The very tools many Millennials have mastered (and that remain alien to so many within the NonStop community) are those required today to bring greater life to NonStop systems, given the chance. Java, SQL, TCP/IP, HTML – these are all well known to Millennials and equip them to be a lot more productive than I ever was when I entered IT. Marketeers may think they still have much to do to get Millennials engaged and financial institutions probably are going to have even more hoops to jump through before they have it all figured out.

However, CIOs have little to fear, and unfortunately, my generation is going to find itself remaining on the outer, equipped with tools too few companies need. Buried within the comments on LinkedIn are instances where members of my generation did retrain on Java, SQL, TCP/IP, HTML, etc. but with mixed results; perhaps we do need to add more hours on the couch to truly think the way Millennials do before we regain the productivity we once had. And the clock just keeps on winding down …  

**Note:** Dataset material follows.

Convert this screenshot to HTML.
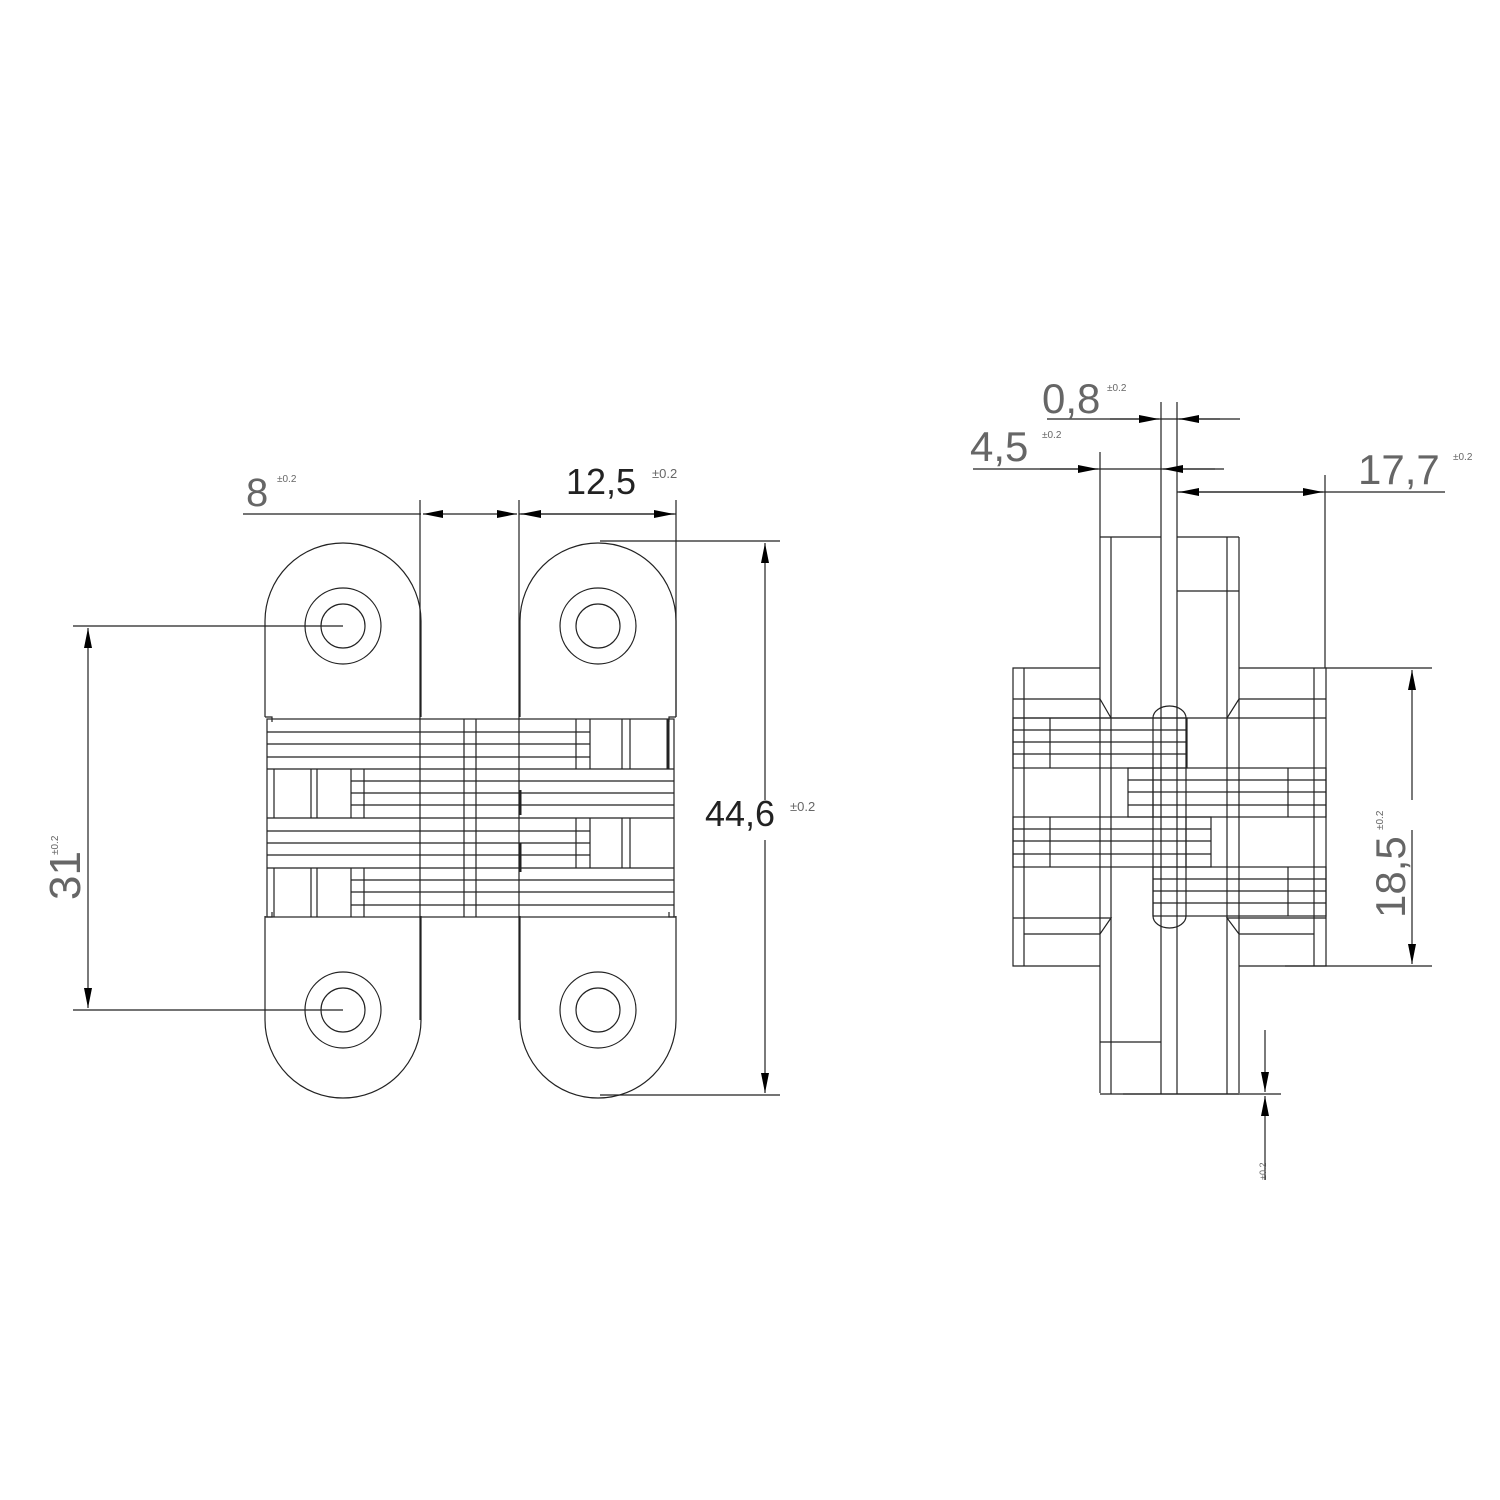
<!DOCTYPE html>
<html><head><meta charset="utf-8"><style>html,body{margin:0;padding:0;background:#fff}svg{display:block}</style></head>
<body>
<svg width="1500" height="1500" viewBox="0 0 1500 1500" xmlns="http://www.w3.org/2000/svg">
<defs>
<marker id="a" viewBox="0 0 20 8" refX="20" refY="4" markerWidth="20" markerHeight="8" markerUnits="userSpaceOnUse" orient="auto"><path d="M0,0 L20,4 L0,8z" fill="#000"/></marker>
</defs>
<g fill="none" stroke="#222" stroke-width="1.2">
<!-- LEFT VIEW leaves -->
<path d="M265,717 L265,621 A78,78 0 0 1 421,621 L421,717"/>
<path d="M520,717 L520,621 A78,78 0 0 1 676,621 L676,717"/>
<path d="M265,916 L265,1020 A78,78 0 0 0 421,1020 L421,916"/>
<path d="M520,916 L520,1020 A78,78 0 0 0 676,1020 L676,916"/>
<circle cx="343" cy="626" r="38"/><circle cx="343" cy="626" r="22"/>
<circle cx="598" cy="626" r="38"/><circle cx="598" cy="626" r="22"/>
<circle cx="343" cy="1010" r="38"/><circle cx="343" cy="1010" r="22"/>
<circle cx="598" cy="1010" r="38"/><circle cx="598" cy="1010" r="22"/>
<!-- bands -->
<rect x="267" y="719" width="407" height="198"/>
<path d="M267,769H674M267,818H674M267,868H674"/>
<path d="M267,732H590M267,744H590M267,757H590"/>
<path d="M267,831H590M267,843H590M267,855H590"/>
<path d="M351,781H674M351,793H674M351,805H674"/>
<path d="M351,880H674M351,892H674M351,905H674"/>
<path d="M420,500V1020M519,500V1020M464,719V917M476,719V917"/>
<path d="M576,719V769M590,719V769M576,818V868M590,818V868"/>
<path d="M622,719V769M630,719V769M622,818V868M630,818V868"/>
<path d="M351,769V818M364,769V818M351,868V917M364,868V917"/>
<path d="M274,769V818M311,769V818M317,769V818M274,868V917M311,868V917M317,868V917"/>
<path d="M668,719V769" stroke-width="3"/>
<path d="M520,790V815M520,843V872" stroke-width="3"/>
<path d="M265,717H272V722M676,717H669V722M265,917H272V912M676,917H669V912"/>
<!-- left dims -->
<path d="M243,514H421M519,514H676"/>
<path d="M470,514H423" marker-end="url(#a)"/><path d="M470,514H517" marker-end="url(#a)"/>
<path d="M598,514H521" marker-end="url(#a)"/><path d="M598,514H674" marker-end="url(#a)"/>
<path d="M676,500V717"/>
<path d="M600,541H780M600,1095H780"/>
<path d="M765,800V543" marker-end="url(#a)"/><path d="M765,840V1093" marker-end="url(#a)"/>
<path d="M73,626H343M73,1010H343"/>
<path d="M88,810V628" marker-end="url(#a)"/><path d="M88,810V1008" marker-end="url(#a)"/>

<!-- RIGHT VIEW -->
<path d="M1100,537V1093M1239,537V1093M1100,537H1161M1177,537H1239M1100,1094H1239"/>
<path d="M1111,537V1094M1161,402V1094M1177,402V1094M1227,537V1094"/>
<path d="M1177,591H1239M1100,1042H1161"/>
<path d="M1100,668H1013V966H1100M1239,668H1326V966H1239"/>
<path d="M1024,668V966M1314,668V966"/>
<path d="M1013,699H1100L1111,718M1326,699H1239L1227,718"/>
<path d="M1013,918H1111L1100,934M1326,918H1227L1239,934M1024,934H1100M1239,934H1314"/>
<path d="M1013,718H1326"/>
<rect x="1013" y="718" width="174" height="50"/>
<path d="M1013,730H1187M1013,742H1187M1013,754H1187M1050,718V768"/>
<rect x="1128" y="768" width="198" height="49"/>
<path d="M1128,780H1326M1128,792H1326M1128,805H1326M1153,768V817M1288,768V817"/>
<rect x="1013" y="817" width="198" height="50"/>
<path d="M1013,829H1211M1013,841H1211M1013,854H1211M1050,817V867M1186,817V867"/>
<rect x="1153" y="867" width="173" height="49"/>
<path d="M1153,879H1326M1153,891H1326M1153,903H1326M1288,867V916"/>
<path d="M1153,718V916M1186,718V916"/>
<path d="M1153,718A16.5,12 0 0 1 1186,718M1153,916A16.5,12 0 0 0 1186,916"/>
<!-- right dims -->
<path d="M1047,419H1240"/>
<path d="M1110,419H1159" marker-end="url(#a)"/><path d="M1220,419H1179" marker-end="url(#a)"/>
<path d="M973,469H1224"/>
<path d="M1040,469H1098" marker-end="url(#a)"/><path d="M1215,469H1163" marker-end="url(#a)"/>
<path d="M1100,452V537"/>
<path d="M1177,492H1445"/>
<path d="M1250,492H1179" marker-end="url(#a)"/><path d="M1250,492H1323" marker-end="url(#a)"/>
<path d="M1325,475V668"/>
<path d="M1326,668H1432M1285,966H1432"/>
<path d="M1412,800V670" marker-end="url(#a)"/><path d="M1412,830V964" marker-end="url(#a)"/>
<path d="M1123,1094H1281"/>
<path d="M1265,1030V1092" marker-end="url(#a)"/><path d="M1265,1180V1096" marker-end="url(#a)"/>
</g>
<g font-family="Liberation Sans, sans-serif" fill="#666">
<text x="246" y="506" font-size="40">8</text>
<text x="277" y="482" font-size="10">±0.2</text>
<text x="566" y="494" font-size="36" fill="#222">12,5</text>
<text x="652" y="478" font-size="13">±0.2</text>
<text x="705" y="826" font-size="36" fill="#222">44,6</text>
<text x="790" y="811" font-size="13">±0.2</text>
<text transform="translate(80,900) rotate(-90)" font-size="44">31</text>
<text transform="translate(58,855) rotate(-90)" font-size="10">±0.2</text>
<text x="1042" y="413" font-size="42">0,8</text>
<text x="1107" y="391" font-size="10">±0.2</text>
<text x="970" y="461" font-size="42">4,5</text>
<text x="1042" y="438" font-size="10">±0.2</text>
<text x="1358" y="484" font-size="42">17,7</text>
<text x="1453" y="460" font-size="10">±0.2</text>
<text transform="translate(1405,918) rotate(-90)" font-size="42">18,5</text>
<text transform="translate(1383,830) rotate(-90)" font-size="10">±0.2</text>
<text transform="translate(1266,1180) rotate(-90)" font-size="9">±0.2</text>
</g>
</svg>
</body></html>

Bringing the teller to where Millennials sit may just be the starting point. But what cannot be overlooked, even as generations change, is that the NonStop core values are every bit as important as they have ever been. Millennials click even faster to what’s working than any previous generation and they are considerably more savvy about accessing information, recognizing all too quickly poorly designed interfaces from another time that ask them to keep on entering the same data with every interaction.

The key just turned in the Nissan as we start our drive to Atlanta, New Orleans and Dallas; business calls once again. Yes, I am very different from the Millennials but perhaps that’s more “me bad” than anything else. Perhaps the real world is theirs after all, and what I am familiar with just a poor, out-dated, shadow of what used to be of value. All I know for sure is that even as my colleagues struggle to find their next job, Millennials everywhere are getting up off their couches, even if it’s slowly at first, and are proving every bit as capable as we ever were – more so to many CIOs - and that’s a lot to think about on this next road trip!